Nepal is waiting for India to support its new constitution promulgated by people’s representatives
Ram Chandra Pokhrel
Oct 4, 2015- After the historic declaration of the new constitution by President Ram Baran Yadav amidst a roaring applause in the Constituent Assembly Hall—in New Baneshwor at 6 pm on September 20—the nation entered into a new era. The occasion was marked by celebrations across the country. Soon, congratulatory messages from around the world began pouring in. However, our southern neighbour, India merely ‘noted’ the promulgation of the Constitution of Nepal and stopped short of welcoming it.
The new constitution was not handed down to Nepalis by any supreme power or an emperor and later adopted by the House. Instead, it was an outcome of several several rounds of discussions within the Constitution Assembly (CA). The document evolved gradually and was revised many times before its promulgation. An overwhelming majority, ie, more than two-thirds of the CA elected by the people, approved it. The constitution, unlike the ones Nepal had in the past, was not merely a draft prepared by intellectuals or lawyers but a unique document written by the people’s representatives. It was an outcome of an eight-year long exercise within the CA; and the fruition of discussions even at the people’s level.
India might have its reasons for its displeasure at Nepal’s historic achievement. But its reactions had never been anticipated by the Nepali people who were and still are shocked at the Bharatiya Janata Party’s reservations on the success of Nepal’s democratic movement. Furthermore, focusing only on the issue of the Tarai-Madhes and ignoring all the gains of the constitution in entirety does not correspond with the greatness of India.
It cannot rule out the fact that a small landlocked country like Nepal is home to over 100 ethnicities that speak more than 100 hundred languages. Even after the 1951 revolution in Nepal for democracy there was unrest in Tarai. Noting the incidents of lawlessness in the Tarai, the then Indian Prime Minister Jawaharlal Nehru wrote a letter to the Prime Minister of Nepal Matrika Prasad Koirila in this regard. Sent sometime in July 1952, Nehru wrote, “the Government of India cannot intervene in domestic conflicts between personalities or groups.” He further added, “we are only concerned with a stable ministry and Government being formed …(In Nepal).” So, since the very early days of democracy in Nepal, the Nepali people have found its southern neighbour to be in favour of its democratic movements and achievements. Therefore, India’s current displeasure on the happenings in Nepal could have a far reaching impact on Nepal-India relations and also affect the public sentiment in both the countries.
International and local support
First, it should be noted that India was well-informed about the coalition among the major parties in the second CA, which had an overwhelming majority along with the full support of the main opposition party. It provided an extremely conducive environment for writing and promulgating the new constitution. Second, the Prime Minister and Chairman of the Nepali Congress party, Sushil Koirala—who leads the current coalition government including the CPN-UML—was highly encouraged by the two visits of the Indian Prime Minister Narendra Modi to Nepal last year. Likewise, the northern neighbour, China’s view on the constitution-writing process was also quite positive. The response of theUN along with the US, the UK, the European Union, Japan and Saarc countries were no less positive. It clearly seemed as though the international community was not in a mood to delay the constitution-writing process.

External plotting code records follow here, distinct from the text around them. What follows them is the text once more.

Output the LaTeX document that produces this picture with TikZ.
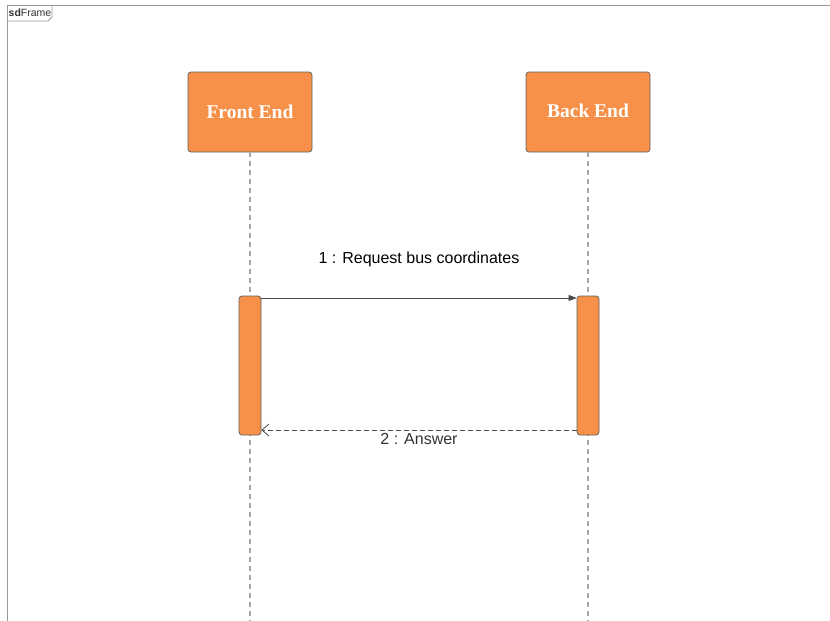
\documentclass[tikz,border=0pt]{standalone}
\usepackage{fontspec}
\setmainfont{Liberation Sans}
\newfontfamily\boxfont{Liberation Serif}
\usetikzlibrary{arrows.meta}
\definecolor{lifeorange}{HTML}{F79149}
\definecolor{edgegray}{HTML}{5E5E5E}
\definecolor{dashgray}{HTML}{A8A8A8}
\definecolor{framegray}{HTML}{9A9A9A}
\definecolor{msggray}{HTML}{4A4A4A}
\tikzset{
  x=1pt, y=-1pt,
  headbox/.style={draw=edgegray, line width=0.7pt, fill=lifeorange, rounded corners=3pt,
    minimum width=124pt, minimum height=80pt, inner sep=0pt,
    font=\boxfont\bfseries\fontsize{19.5}{22}\selectfont, text=white},
  actbox/.style={draw=edgegray, line width=0.7pt, fill=lifeorange, rounded corners=3pt,
    minimum width=22pt, minimum height=139pt, inner sep=0pt},
  lifeline/.style={draw=dashgray, line width=1.1pt, dash pattern=on 5pt off 4pt},
  msglabel/.style={font=\fontsize{16}{19}\selectfont, inner sep=0pt},
}
\begin{document}
\begin{tikzpicture}
\useasboundingbox (0,0) rectangle (830,621);
% frame
\draw[framegray, line width=1pt] (7,625) -- (7,5) -- (835,5);
\draw[framegray, line width=0.8pt] (52,5) -- (52,17) -- (48,21) -- (7,21);
\node[anchor=west, inner sep=0pt, font=\fontsize{10.5}{12}\selectfont, text=black!80] (tab) at (8.5,12.5) {\textbf{sd}Frame};
% lifeline heads
\node[headbox] (fe) at (250,112) {Front End};
\node[headbox] (be) at (588,112) {\raisebox{2pt}{Back End}};
\coordinate (feend) at (250,621);
\coordinate (beend) at (588,621);
\draw[lifeline] (fe.south) -- (feend);
\draw[lifeline] (be.south) -- (beend);
% activations
\node[actbox] (fa) at (250,365.5) {};
\node[actbox] (ba) at (588,365.5) {};
% messages
\coordinate (m1s) at (fa.east |- 0,298);
\coordinate (m1e) at (ba.west |- 0,298);
\draw[msggray, line width=0.8pt, -{Triangle[length=8pt,width=6pt]}] (m1s) -- (m1e);
\node[msglabel] (l1) at (419,259) {1 : Request bus coordinates};
\coordinate (m2s) at (ba.west |- 0,430);
\coordinate (m2e) at (fa.east |- 0,430);
\draw[msggray, line width=0.8pt, dash pattern=on 5pt off 3pt, -{Straight Barb[length=7pt,width=12pt,line width=0.8pt]}] (m2s) -- (m2e);
\node[msglabel, text=black!80] (l2) at (419,439) {2 : Answer};
\end{tikzpicture}
\end{document}
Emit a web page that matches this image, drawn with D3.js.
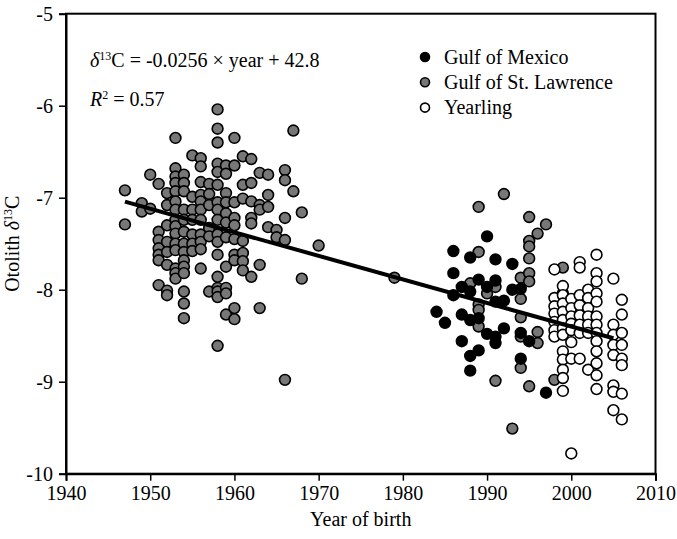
<!DOCTYPE html>
<html lang="en">
<head>
<meta charset="UTF-8">
<title>Otolith d13C by year of birth</title>
<script src="https://d3js.org/d3.v7.min.js"></script>
<style>
  body { margin: 0; background: #fff; }
  text { font-family: "Liberation Serif", "Times New Roman", serif; fill: #000; }
</style>
</head>
<body>
<svg id="chart" width="677" height="539"></svg>
<script>
// values, grouped by year of birth
const stLawrence = [
  [1947, [-6.92, -7.29]],
  [1949, [-7.06, -7.15]],
  [1950, [-6.75, -7.12]],
  [1951, [-6.85, -7.37, -7.46, -7.55, -7.62, -7.68, -7.95]],
  [1952, [-6.95, -7.08, -7.30, -7.48, -7.59, -7.73, -8.01, -8.06]],
  [1953, [-6.35, -6.68, -6.77, -6.84, -6.93, -7.04, -7.13, -7.24, -7.31, -7.39, -7.50, -7.57, -7.77, -7.82, -7.88]],
  [1954, [-6.75, -6.84, -6.93, -7.13, -7.24, -7.37, -7.50, -7.59, -7.68, -7.75, -7.82, -8.02, -8.15, -8.31]],
  [1955, [-6.54, -6.99, -7.13, -7.24, -7.40, -7.50, -7.58]],
  [1956, [-6.57, -6.66, -6.83, -6.97, -7.04, -7.13, -7.24, -7.40, -7.48, -7.56, -7.77]],
  [1957, [-6.85, -6.96, -7.08, -7.33, -7.42, -8.02]],
  [1958, [-6.04, -6.25, -6.40, -6.63, -6.72, -6.86, -7.05, -7.13, -7.24, -7.40, -7.48, -7.62, -7.86, -7.98, -8.02, -8.08, -8.61]],
  [1959, [-6.65, -6.74, -6.95, -7.05, -7.17, -7.27, -7.43, -7.75, -7.98, -8.04, -8.27]],
  [1960, [-6.35, -6.65, -7.05, -7.22, -7.30, -7.45, -7.62, -7.68, -8.20, -8.32]],
  [1961, [-6.55, -6.86, -7.01, -7.47, -7.60, -7.69, -7.79]],
  [1962, [-6.58, -6.84, -7.04, -7.22, -7.28, -7.86]],
  [1963, [-6.73, -7.08, -7.13, -7.73, -8.20]],
  [1964, [-6.75, -6.97, -7.10, -7.32]],
  [1965, [-7.35, -7.43]],
  [1966, [-6.70, -6.81, -7.22, -7.46, -8.98]],
  [1967, [-6.27, -6.93]],
  [1968, [-7.16, -7.88]],
  [1970, [-7.52]],
  [1979, [-7.87]],
  [1988, [-7.93]],
  [1989, [-7.10, -7.59, -8.16, -8.22, -8.40]],
  [1990, [-8.04]],
  [1991, [-7.97, -8.99]],
  [1992, [-6.96]],
  [1993, [-9.51]],
  [1994, [-7.87, -8.10, -8.30, -8.51, -8.85]],
  [1995, [-7.21, -7.47, -7.53, -7.66, -7.82, -7.91, -9.05]],
  [1996, [-7.39, -8.46, -8.58]],
  [1997, [-7.29]],
  [1998, [-8.98]],
  [1999, [-7.76, -8.04]]
];

const gulfMexico = [
  [1984, [-8.24]],
  [1985, [-8.36]],
  [1986, [-7.58, -7.82, -8.06]],
  [1987, [-7.97, -8.27, -8.56]],
  [1988, [-7.65, -8.02, -8.33, -8.72, -8.88]],
  [1989, [-7.89, -8.31, -8.66]],
  [1990, [-7.42, -7.97, -8.48]],
  [1991, [-7.67, -7.90, -8.13, -8.51, -8.58]],
  [1992, [-8.12, -8.42]],
  [1993, [-7.72, -8.00]],
  [1994, [-7.99, -8.47, -8.75]],
  [1995, [-8.56]],
  [1997, [-9.12]]
];

const yearling = [
  [1998, [-7.78, -8.09, -8.18, -8.26, -8.35, -8.44, -8.51]],
  [1999, [-7.96, -8.06, -8.15, -8.24, -8.33, -8.42, -8.49, -8.67, -8.76, -8.87, -8.96, -9.10]],
  [2000, [-8.10, -8.20, -8.29, -8.37, -8.44, -8.57, -8.75, -9.78]],
  [2001, [-7.70, -7.76, -8.06, -8.17, -8.28, -8.38, -8.47, -8.75]],
  [2002, [-8.00, -8.09, -8.20, -8.29, -8.38, -8.47, -8.87]],
  [2003, [-7.62, -7.82, -7.91, -8.04, -8.13, -8.29, -8.38, -8.47, -8.56, -8.67, -8.80, -8.93, -9.08]],
  [2005, [-7.88, -8.38, -8.49, -8.60, -8.71, -9.04, -9.11, -9.31]],
  [2006, [-8.11, -8.27, -8.47, -8.60, -8.75, -8.82, -9.13, -9.41]]
];

const xTicks = [1940, 1950, 1960, 1970, 1980, 1990, 2000, 2010];
const yTicks = [-10, -9, -8, -7, -6, -5];
const fitYears = [1947, 2005];
const slope = -0.0256, intercept = 42.8;

const legendItems = [
  { name: "Gulf of Mexico", fill: "#000" },
  { name: "Gulf of St. Lawrence", fill: "#777" },
  { name: "Yearling", fill: "#fff" }
];

const flat = groups => groups.flatMap(([yr, vals]) => vals.map(v => ({ year: yr, value: v })));

const svg = d3.select("#chart");
const margin = { top: 13.7, right: 21.5, bottom: 65.3, left: 66 };
const width = +svg.attr("width");
const height = +svg.attr("height");

const x = d3.scaleLinear().domain([1940, 2010]).range([margin.left, width - margin.right]);
const y = d3.scaleLinear().domain([-10, -5]).range([height - margin.bottom, margin.top]);

// frame
svg.append("rect")
  .attr("x", x(1940)).attr("y", y(-5))
  .attr("width", x(2010) - x(1940)).attr("height", y(-10) - y(-5))
  .attr("fill", "none").attr("stroke", "#000").attr("stroke-width", 2);

const xAxis = svg.append("g")
  .attr("transform", `translate(0,${y(-10)})`)
  .call(d3.axisBottom(x).tickValues(xTicks).tickFormat(d => String(d)).tickSizeOuter(0).tickSize(7).tickPadding(5));
xAxis.select(".domain").attr("stroke-width", 2);
xAxis.selectAll(".tick line").attr("stroke-width", 1.5);
xAxis.selectAll("text").style("font-size", "20px").style("font-family", "Liberation Serif, serif");

const yAxis = svg.append("g")
  .attr("transform", `translate(${x(1940)},0)`)
  .call(d3.axisLeft(y).tickValues(yTicks).tickFormat(d => String(d)).tickSizeOuter(0).tickSize(7).tickPadding(6));
yAxis.select(".domain").attr("stroke-width", 2);
yAxis.selectAll(".tick line").attr("stroke-width", 1.5);
yAxis.selectAll("text").style("font-size", "20px").style("font-family", "Liberation Serif, serif");

// axis titles
svg.append("text")
  .attr("x", (x(1940) + x(2010)) / 2).attr("y", 526)
  .attr("text-anchor", "middle").style("font-size", "20px")
  .text("Year of birth");

const yTitle = svg.append("text")
  .attr("transform", `translate(19,${(y(-5) + y(-10)) / 2}) rotate(-90)`)
  .attr("text-anchor", "middle").style("font-size", "20px");
yTitle.append("tspan").text("Otolith ");
yTitle.append("tspan").style("font-style", "italic").text("δ");
yTitle.append("tspan").attr("dy", -7).style("font-size", "12px").text("13");
yTitle.append("tspan").attr("dy", 7).text("C");

// points
function drawPoints(groups, fill) {
  svg.append("g").selectAll("circle")
    .data(flat(groups))
    .join("circle")
    .attr("cx", d => x(d.year))
    .attr("cy", d => y(d.value))
    .attr("r", 5.4)
    .attr("fill", fill)
    .attr("stroke", "#000")
    .attr("stroke-width", 1.6);
}
drawPoints(stLawrence, legendItems[1].fill);
drawPoints(gulfMexico, legendItems[0].fill);
drawPoints(yearling, legendItems[2].fill);

// regression line
svg.append("line")
  .attr("x1", x(fitYears[0])).attr("y1", y(slope * fitYears[0] + intercept))
  .attr("x2", x(fitYears[1])).attr("y2", y(slope * fitYears[1] + intercept))
  .attr("stroke", "#000").attr("stroke-width", 4);

// equation
const eq = svg.append("text").attr("x", 90).attr("y", 67).style("font-size", "20px");
eq.append("tspan").style("font-style", "italic").text("δ");
eq.append("tspan").attr("dy", -7).style("font-size", "12px").text("13");
eq.append("tspan").attr("dy", 7).text("C = -0.0256 × year + 42.8");

const r2 = svg.append("text").attr("x", 90).attr("y", 106).style("font-size", "20px");
r2.append("tspan").style("font-style", "italic").text("R");
r2.append("tspan").attr("dy", -7).style("font-size", "12px").text("2");
r2.append("tspan").attr("dy", 7).text(" = 0.57");

// legend
const legend = svg.append("g").attr("transform", "translate(425,57)");
legend.selectAll("g")
  .data(legendItems)
  .join("g")
  .attr("transform", (d, i) => `translate(0,${i * 25.3})`)
  .each(function (d) {
    const g = d3.select(this);
    g.append("circle").attr("r", 4.5).attr("fill", d.fill)
      .attr("stroke", "#000").attr("stroke-width", 1.6);
    g.append("text").attr("x", 19).attr("y", 6.5)
      .style("font-size", "20px").text(d.name);
  });
</script>
</body>
</html>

Meanwhile, certain elements were conspiring to obstruct and completelyhalt the promulgation of the new constitution by any means possible. Such elements were covertly or overtly busy instigating people at all levels. But parties such as the Rastriya Prajatantra Party-Nepal displayed wisdom at the eleventh hour. They decided to record their reservation on certain points in the new constitution and chose to stay within the CA process. Despite their numerical strength inside and outside the House, the parties in the overnmentcontinuously urged the opposing parties for talks and dialogue. The top leaders of the Congress, UML and UCPN (Maoist)—Sushil Koirala, KP Oli and Prachanda—even issued a joint appeal for dialogue. The leaders continuously invited the disgruntled parties for informal talks too. But all those efforts were either ignored or rejected.
Moreover, CA members of the Congress, UML and UCPN (Maoist) elected from the Tarai-Madhes constituencies firmly stood for the promulgation of the new constitution in the hope of future amendments. They were confident about addressing the grievances of the Tarai-Madhes for equal opportunity and proportional representation through the new constitution. They never backed out despite attacks on their families living in the remote villages of the Tarai and protesters setting their houses on fire. Their signature on the constitution was another source of strength for the CA.
A new republic
Every member of the CA can now confidently say,“we now have a constitutionally guaranteed federal democratic republic system of governance not only at the centre but also at the provincial and local levels.” Republicianism and democracy will be the foundations of our political system.
In this context, the following conversation holds great meaning. After the conclusion of the (American)Constitutional Convention, Benjamin Franklin was asked, “what have you wrought?”
He answered, “… a republic, if you can keep it.”
After 68-years of struggle, the Nepali people have finally fulfilled the dream of many democratic movements, to write a people’s constitution. Still, the good wishes of India are of great importance to Nepal.